Recorded information

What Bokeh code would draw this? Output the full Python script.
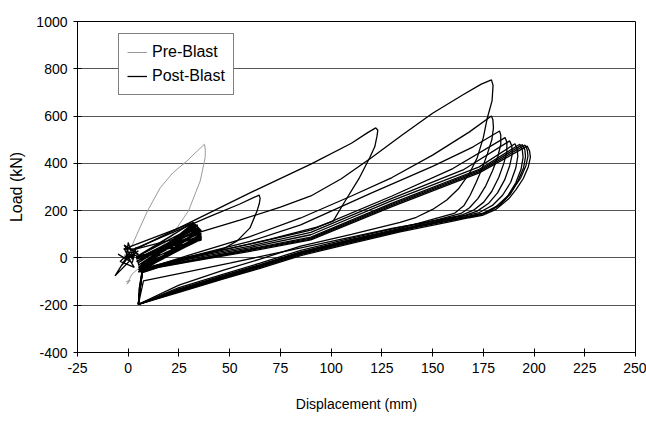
from bokeh.plotting import figure
from bokeh.models import Legend, LegendItem, FixedTicker, Range1d
from bokeh.embed import file_html
from bokeh.resources import INLINE

# ---- axis ticks -------------------------------------------------------------
x_ticks = [-25, 0, 25, 50, 75, 100, 125, 150, 175, 200, 225, 250]
y_ticks = [-400, -200, 0, 200, 400, 600, 800, 1000]
grid_ticks = [-200, 0, 200, 400, 600, 800]

# ---- Pre-Blast test: (displacement mm, load kN) ---------------------------
pre_blast = [(0, 0), (-2, 12), (1, 30), (-1, 16), (2, 55), (4.3, 100), (9.5, 199),
             (15.8, 297), (22, 360), (28.9, 410), (34, 452), (37.6, 481), (38, 455),
             (37.9, 424), (35.5, 326), (29.7, 199), (20.7, 86), (9.2, -13),
             (1.8, -69), (-0.6, -111), (1, -95), (-1, -100)]

# ---- Post-Blast test ----------------------------------------------------------
# small cycles around the origin
post_star = [(0, 5), (-2, 40), (1, -10), (-6.5, -76), (-1, 0), (0, 65), (2, 10), (5, 30),
             (-1, -5), (-5, 16), (2, -20), (4, 45), (-3, -30), (1, 25), (-4, -15),
             (3, -40), (0, 0), (5, 15), (-2, 55), (2, -5), (3, 38), (-2.3, 37),
             (32, 149), (35, 120), (5, 0)]

# repeated cycles between 5 and 35 mm
post_band = [(5, -20), (33, 128), (35, 95), (6, -45), (32, 135), (35, 88), (5, -30),
             (34, 120), (36, 82), (7, -50), (31, 140), (34, 100), (5, -10), (33, 132),
             (36, 90), (6, -55), (32, 145), (35, 105), (4, -5), (34, 125), (36, 85),
             (5, -40), (31, 138), (35, 110), (6, -25), (33, 130), (36, 78), (5, -50),
             (32, 142), (34, 98), (4, -15), (35, 118), (36, 86), (6, -35), (32, 147),
             (35, 92), (5, -2), (33, 112), (36, 80), (6, -52), (4, 5), (32, 150),
             (36, 115), (5, -58), (30, 125), (35, 76), (4, 0), (31, 146), (36, 100),
             (6, -60), (33, 108), (36, 75), (5, 8), (34, 140), (35, 85), (6, -48)]

# cycle to 65 mm
post_c265 = [(3, 38), (20, 101), (40, 175), (55, 228), (62, 256), (64.5, 266), (65, 252),
             (64.6, 230), (63.5, 199), (60, 127), (53.7, 72), (46.8, 38), (35, 10),
             (20, -25), (6, -55)]

# cycle to 122 mm
post_c545 = [(4, 38), (30, 148), (60, 275), (90, 397), (110, 485), (118, 530), (122, 550),
             (123, 540), (122.6, 515), (121.5, 470), (119, 424), (114, 340), (106, 228),
             (101, 156), (93, 130), (70, 80), (40, 20), (15, -30), (5, -60)]

# cycle to 179 mm, peak 750 kN
post_c750 = [(4, 38), (30, 95), (55, 160), (75, 215), (90, 262), (105, 335), (120, 425),
             (135, 520), (150, 612), (165, 690), (174, 735), (179, 753),
             (179.8, 730), (179.3, 664), (177, 593), (175, 509), (172, 424), (168, 355),
             (163, 295), (157, 245), (150, 205), (142, 172), (134, 150), (110, 100),
             (85, 50), (65, -5), (47, -52), (25, -115), (5, -196)]

# later cycles near 180-197 mm
post_c600 = [(5, -196), (5.5, -130), (7, -50), (30, 12), (60, 90), (85, 169), (110, 262),
             (130, 340), (150, 435), (168, 532), (179, 600), (179.7, 585), (180, 550),
             (179.2, 500), (177, 440), (174.5, 380), (171.5, 320), (168.5, 265),
             (165.5, 222), (161, 190), (134, 125), (110, 78), (85, 26), (65, -28),
             (47, -74), (25, -131), (5, -196)]

post_c540 = [(5, -196), (5.5, -125), (7, -45), (30, 5), (60, 70), (85, 140), (120, 275),
             (150, 387), (170, 470), (183, 537), (183.6, 520), (183.6, 480), (182.2, 430),
             (179.6, 370), (176.2, 305), (172.4, 252), (168.2, 212), (164, 188),
             (134, 119), (110, 72), (85, 20), (65, -34), (47, -80), (25, -137), (5, -196)]

post_c510 = [(5, -196), (6, -120), (7, -50), (30, 5), (60, 58), (90, 118), (130, 262),
             (160, 378), (185.7, 509), (186.6, 490), (186.6, 450), (185.1, 400),
             (182.6, 340), (179.2, 282), (175.2, 236), (170.2, 202), (165, 183),
             (134, 113), (110, 66), (85, 14), (65, -40), (47, -86), (25, -143), (5, -196)]

post_c495 = [(5, -196), (6, -110), (7, -55), (15, -33), (30, 0), (60, 50), (90, 108),
             (130, 252), (165, 372), (188, 495), (189, 475), (189.3, 440), (188, 390),
             (185.5, 330), (182, 275), (177.5, 230), (172, 198), (166, 180), (130, 125),
             (89.7, 51), (50, -22), (25, -66), (7.5, -97), (5, -196)]

post_c483 = [(5, -196), (6, -115), (7, -57), (15, -36), (30, -5), (60, 44), (90, 98),
             (130, 242), (173, 385), (190.6, 483), (191.7, 462), (192, 430), (191, 380),
             (188.5, 320), (184.5, 265), (179.5, 222), (173, 192), (166, 178), (160, 172),
             (134, 130), (110, 84), (85, 32), (65, -22), (47, -68), (25, -126), (5, -196)]

post_c481 = [(5, -196), (6, -118), (7, -58), (15, -37), (30, -10), (60, 38), (90, 88),
             (130, 232), (173, 375), (193, 481), (194.2, 458), (194.6, 425), (193.6, 375),
             (191, 318), (187, 262), (181.5, 218), (174.5, 188), (167, 175), (160, 166),
             (134, 122), (110, 76), (85, 24), (65, -30), (47, -76), (25, -134), (5, -196)]

post_c479 = [(5, -196), (6, -120), (7, -59), (15, -38), (30, -12), (60, 35), (90, 84),
             (130, 227), (173, 370), (194.3, 479), (195.5, 456), (195.8, 428), (194.8, 380),
             (192.2, 328), (188.3, 270), (183, 222), (176, 190), (168, 176), (160, 163),
             (134, 119), (110, 73), (85, 20), (65, -34), (47, -80), (25, -138), (5, -196)]

post_c477 = [(5, -196), (6, -122), (7, -60), (15, -38), (30, -15), (60, 32), (90, 80),
             (130, 222), (173, 365), (195.6, 477), (196.7, 455), (197, 430), (196, 390),
             (193.5, 340), (190, 295), (186.5, 255), (180, 207), (173.5, 182), (167, 172),
             (160, 160), (134, 116), (110, 69), (85, 17), (65, -37), (47, -83),
             (25, -140), (5, -196)]

post_c473 = [(5, -196), (6, -124), (7, -62), (15, -40), (30, -17), (60, 28), (90, 76),
             (130, 217), (173, 360), (196.6, 473), (197.8, 452), (198.2, 426), (197.2, 386),
             (194.7, 336), (191.2, 290), (187.5, 250), (181, 204), (174.5, 180), (168, 170),
             (160, 156), (134, 110), (110, 62), (85, 10), (65, -44), (47, -89),
             (25, -146), (5, -196)]

post_loops = [post_star, post_band, post_c265, post_c545, post_c750, post_c600,
              post_c540, post_c510, post_c495, post_c483, post_c481, post_c479,
              post_c477, post_c473]

FONT = "Liberation Sans"

p = figure(width=646, height=425, x_range=Range1d(-25, 250), y_range=Range1d(-400, 1000),
           output_backend="svg", toolbar_location=None,
           min_border_left=77, min_border_right=11, min_border_top=21, min_border_bottom=73)

p.background_fill_color = "white"
p.border_fill_color = "white"
p.outline_line_color = "black"
p.outline_line_width = 1

# grid: horizontal lines only
p.xgrid.visible = False
p.ygrid.ticker = FixedTicker(ticks=grid_ticks)
p.ygrid.grid_line_color = "#555555"
p.ygrid.grid_line_width = 1

for ax, ticks in ((p.xaxis[0], x_ticks), (p.yaxis[0], y_ticks)):
    ax.ticker = FixedTicker(ticks=ticks)
    ax.major_label_overrides = {t: str(t) for t in ticks}
    ax.axis_line_color = "black"
    ax.major_tick_line_color = "black"
    ax.major_tick_in = 4
    ax.major_tick_out = 4
    ax.minor_tick_line_color = None
    ax.major_label_text_font = FONT
    ax.major_label_text_font_size = "14px"
    ax.major_label_text_color = "black"
    ax.major_label_standoff = 6
    ax.axis_label_text_font = FONT
    ax.axis_label_text_font_style = "normal"
    ax.axis_label_text_color = "black"

p.xaxis.axis_label = "Displacement (mm)"
p.xaxis.axis_label_text_font_size = "14px"
p.xaxis.axis_label_standoff = 20
p.yaxis.axis_label = "Load (kN)"
p.yaxis.axis_label_text_font_size = "16px"
p.yaxis.axis_label_standoff = 8

pre_r = p.line([pt[0] for pt in pre_blast], [pt[1] for pt in pre_blast],
               line_color="#9a9a9a", line_width=1)

post_r = p.multi_line([[pt[0] for pt in loop] for loop in post_loops],
                      [[pt[1] for pt in loop] for loop in post_loops],
                      line_color="black", line_width=1.3)

legend = Legend(items=[LegendItem(label="Pre-Blast", renderers=[pre_r]),
                       LegendItem(label="Post-Blast", renderers=[post_r])],
                location=(41, 257))
legend.label_text_font = FONT
legend.label_text_font_size = "16px"
legend.label_text_color = "black"
legend.glyph_width = 20
legend.glyph_height = 20
legend.label_standoff = 5
legend.padding = 8
legend.spacing = 4
legend.margin = 0
legend.border_line_color = "black"
legend.border_line_width = 1
legend.background_fill_color = "white"
legend.background_fill_alpha = 1
p.add_layout(legend, "center")

open("out.html", "w").write(file_html(p, INLINE))
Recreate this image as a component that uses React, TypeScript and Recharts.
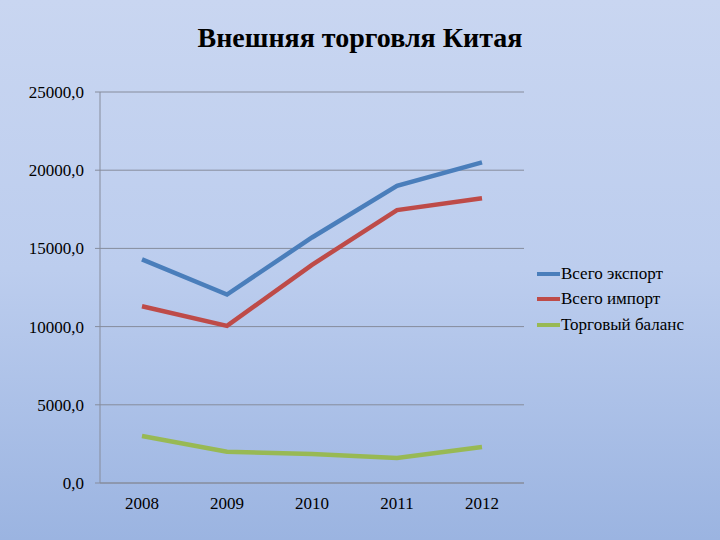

Exercise aim
Go from the first line of the data above to the line containing "from bokeh.resources import INLINE" and retype exactly those lines, both included, but none of the pictures.

Task output
What Bokeh code would draw this? Output the full Python script.
from bokeh.plotting import figure
from bokeh.models import Legend, LegendItem, FixedTicker, Range1d
from bokeh.embed import file_html
from bokeh.resources import INLINE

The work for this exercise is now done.